San Gil had been on my list, since someone had told me about the things you could do there, and all though I wasn’t on my best form I have no regrets ticking that one off. How often am I going to get opportunities to do things like this again in my life, as I approach only two months left of my trip it’s going to be Yes to anything I can do.
I took the nightbus back to Bogota, the massage hasn’t worked and I was still in major pain. I arrived at 5am, and was checked in and back in bed by 6am. After a few extra Zs I dropped off my laundry and took breakfast on a roof terrace over a unusually sunny city. I walked round a fair bit, as walking like lying was the least painful. In bed early with my alarm set for 3.40 am, I was awake with pain by 2.30 and got up earlier then planned to get ready for the airport, and left at 4.20. I flew to Lima via Panama City, and both journeys sitting down were excruciating.

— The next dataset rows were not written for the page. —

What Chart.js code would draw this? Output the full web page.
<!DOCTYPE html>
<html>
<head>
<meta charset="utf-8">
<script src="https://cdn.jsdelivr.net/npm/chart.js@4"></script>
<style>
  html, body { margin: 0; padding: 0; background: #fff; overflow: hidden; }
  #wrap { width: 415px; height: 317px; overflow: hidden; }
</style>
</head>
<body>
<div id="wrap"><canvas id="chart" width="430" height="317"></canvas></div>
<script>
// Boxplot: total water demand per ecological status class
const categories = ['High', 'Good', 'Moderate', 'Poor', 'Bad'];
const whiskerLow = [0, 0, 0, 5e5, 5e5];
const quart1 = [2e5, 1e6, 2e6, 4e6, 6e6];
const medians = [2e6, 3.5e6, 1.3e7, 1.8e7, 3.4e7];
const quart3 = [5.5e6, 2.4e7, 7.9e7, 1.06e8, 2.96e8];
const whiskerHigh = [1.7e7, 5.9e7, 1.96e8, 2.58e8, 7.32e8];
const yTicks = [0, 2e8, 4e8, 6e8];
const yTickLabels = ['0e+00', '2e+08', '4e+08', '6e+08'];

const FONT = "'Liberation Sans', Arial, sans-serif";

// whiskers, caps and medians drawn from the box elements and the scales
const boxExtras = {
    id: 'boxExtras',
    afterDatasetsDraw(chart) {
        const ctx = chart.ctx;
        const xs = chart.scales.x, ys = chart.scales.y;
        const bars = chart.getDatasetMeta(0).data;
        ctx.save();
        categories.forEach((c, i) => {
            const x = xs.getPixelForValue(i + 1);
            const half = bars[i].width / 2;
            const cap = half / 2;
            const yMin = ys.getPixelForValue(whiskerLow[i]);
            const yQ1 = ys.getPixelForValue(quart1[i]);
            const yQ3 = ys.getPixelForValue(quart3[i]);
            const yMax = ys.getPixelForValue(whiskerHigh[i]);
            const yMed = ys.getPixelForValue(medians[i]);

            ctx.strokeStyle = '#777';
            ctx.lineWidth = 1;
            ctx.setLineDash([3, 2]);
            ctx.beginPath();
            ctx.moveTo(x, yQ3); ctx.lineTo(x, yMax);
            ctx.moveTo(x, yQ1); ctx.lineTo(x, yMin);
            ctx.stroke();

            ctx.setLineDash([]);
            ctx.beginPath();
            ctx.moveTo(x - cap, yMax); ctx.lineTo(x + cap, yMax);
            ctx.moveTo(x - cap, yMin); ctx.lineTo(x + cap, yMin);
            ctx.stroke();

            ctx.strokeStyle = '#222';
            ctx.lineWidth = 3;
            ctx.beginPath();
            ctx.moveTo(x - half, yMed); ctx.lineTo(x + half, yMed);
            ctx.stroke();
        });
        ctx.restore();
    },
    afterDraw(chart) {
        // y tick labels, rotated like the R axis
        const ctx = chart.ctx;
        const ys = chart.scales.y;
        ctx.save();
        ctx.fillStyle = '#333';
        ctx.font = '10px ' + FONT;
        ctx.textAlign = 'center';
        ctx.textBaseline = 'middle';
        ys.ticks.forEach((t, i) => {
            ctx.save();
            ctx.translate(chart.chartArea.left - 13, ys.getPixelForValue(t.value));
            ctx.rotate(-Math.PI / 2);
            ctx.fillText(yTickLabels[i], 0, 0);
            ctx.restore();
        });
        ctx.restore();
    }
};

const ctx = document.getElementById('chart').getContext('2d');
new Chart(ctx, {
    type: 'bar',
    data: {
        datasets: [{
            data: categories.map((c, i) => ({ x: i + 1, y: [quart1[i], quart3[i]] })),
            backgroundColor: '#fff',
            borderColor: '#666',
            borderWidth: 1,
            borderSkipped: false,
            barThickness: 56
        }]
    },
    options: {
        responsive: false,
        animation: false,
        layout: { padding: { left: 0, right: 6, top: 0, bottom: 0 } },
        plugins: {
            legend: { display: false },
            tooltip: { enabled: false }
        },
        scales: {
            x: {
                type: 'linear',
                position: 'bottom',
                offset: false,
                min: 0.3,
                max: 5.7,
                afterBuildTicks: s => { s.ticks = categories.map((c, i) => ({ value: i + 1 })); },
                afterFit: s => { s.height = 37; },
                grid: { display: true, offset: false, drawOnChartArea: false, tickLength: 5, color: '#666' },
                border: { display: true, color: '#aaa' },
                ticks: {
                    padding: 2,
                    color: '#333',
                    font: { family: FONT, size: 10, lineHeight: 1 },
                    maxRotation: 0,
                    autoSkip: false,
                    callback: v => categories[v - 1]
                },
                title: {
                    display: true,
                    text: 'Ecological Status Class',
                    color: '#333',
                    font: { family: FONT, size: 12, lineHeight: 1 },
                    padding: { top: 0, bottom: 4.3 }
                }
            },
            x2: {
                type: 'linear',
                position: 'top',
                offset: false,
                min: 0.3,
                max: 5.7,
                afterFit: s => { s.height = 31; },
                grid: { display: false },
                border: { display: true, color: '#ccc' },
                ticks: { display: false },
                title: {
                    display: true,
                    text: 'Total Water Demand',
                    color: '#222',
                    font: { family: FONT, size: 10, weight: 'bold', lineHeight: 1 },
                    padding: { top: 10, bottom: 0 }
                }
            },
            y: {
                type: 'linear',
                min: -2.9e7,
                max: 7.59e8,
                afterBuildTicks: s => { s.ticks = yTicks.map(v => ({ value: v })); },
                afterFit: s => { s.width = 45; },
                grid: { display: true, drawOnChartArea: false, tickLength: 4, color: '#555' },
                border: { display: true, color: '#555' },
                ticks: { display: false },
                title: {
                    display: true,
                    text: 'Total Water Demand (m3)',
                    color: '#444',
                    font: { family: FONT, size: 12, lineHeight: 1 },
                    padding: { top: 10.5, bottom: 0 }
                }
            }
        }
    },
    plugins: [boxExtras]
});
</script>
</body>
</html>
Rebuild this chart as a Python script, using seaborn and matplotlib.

Arriving back in Lima totally shattered and in agony by 2pm was not the frame of mind I needed to be in to start my 21 day tour of Peru’s highlands including Machu Pichuu…..
So that was my month in Colombia, so many travellers I’d met had really hyped the country up and I was not disappointed. Every place I visited was so very different, the highlands, the cities, the jungle, the beaches, the colonial towns. And within the country the physiology of the people varies so much from the Afro Caribbeans, the indigenous tribes of the jungle, the heavy set Spanish cowboys of Salento, the beautiful atypical city girls. The fruit was outstanding as expected, and after the somewhat mundane food of Central America the cuisine was far more interesting with a decent smattering of fish. I met far more British travellers in Colombia than any other place I’ve been, good in that you can’t beat British humour, but not so good for maintaining my Spanish. I’ve met a lot of people travelling, some I hang out with for an evening or a few days, and some a bit longer. Every now and again I’ve met someone that I’ve just clicked with and one of the girls from the jungle trek a young Australian Chelsea was someone I thought instantly would annoy the hell out of me, but actually I got on so well with. Maybe some of these people I will meet again, but most I won’t; but that’s half the fun of travelling make these very quick strong friendships even if its only for a few days or a few weeks…as they say down under….”too easy”.